The net effect of the deal on the sequester as well as its implications for bipartisan cooperation in Congress may be that the nation’s troubled macroeconomics are stabilised in the medium term and the threat of looming credit downgrades may dissipate.

Possibly recognising this upside, U.S. President Barack Obama described the budget deal as “a good first step” and Republican House Speaker John Boehner and House Majority leader Eric Cantor suggested that they would allow the measure to pass with a vote of bipartisan support.

Mr. Obama further said that although the agreement “doesn’t include everything I’d like… that’s the nature of compromise.” He nevertheless praised his Congressional colleagues from both parties for being able to “come together and break the cycle of short-sighted, crisis-driven ­decision-making to get this done.”

Some groups on both sides of aisle, however, expressed disapproval.

The union group AFL-CIO blasted the deal, saying that federal workers were acting as a “punching bag” for Republicans.
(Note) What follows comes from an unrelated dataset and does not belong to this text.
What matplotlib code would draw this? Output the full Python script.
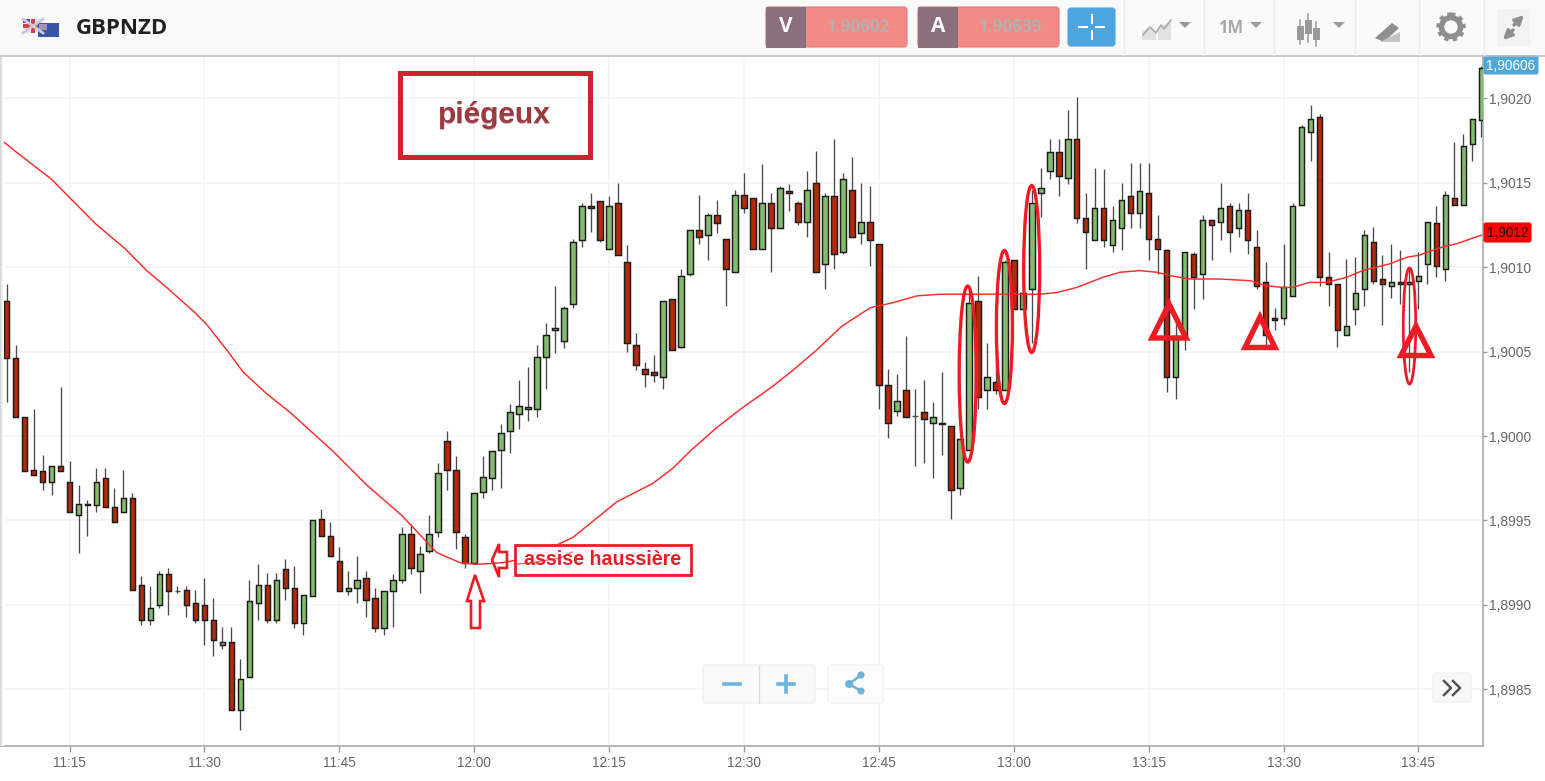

Their leaders also pointed out that the painful issue of long-term unemployment benefits, set to expire soon, remained unresolved and played into the hands of Republicans.

Similarly Florida Republican Senator Marco Rubio said the proposal “continues Washington's irresponsible budgeting decisions… instead of making some tough decisions about how to tackle our long-term fiscal challenges caused by runaway Washington spending.”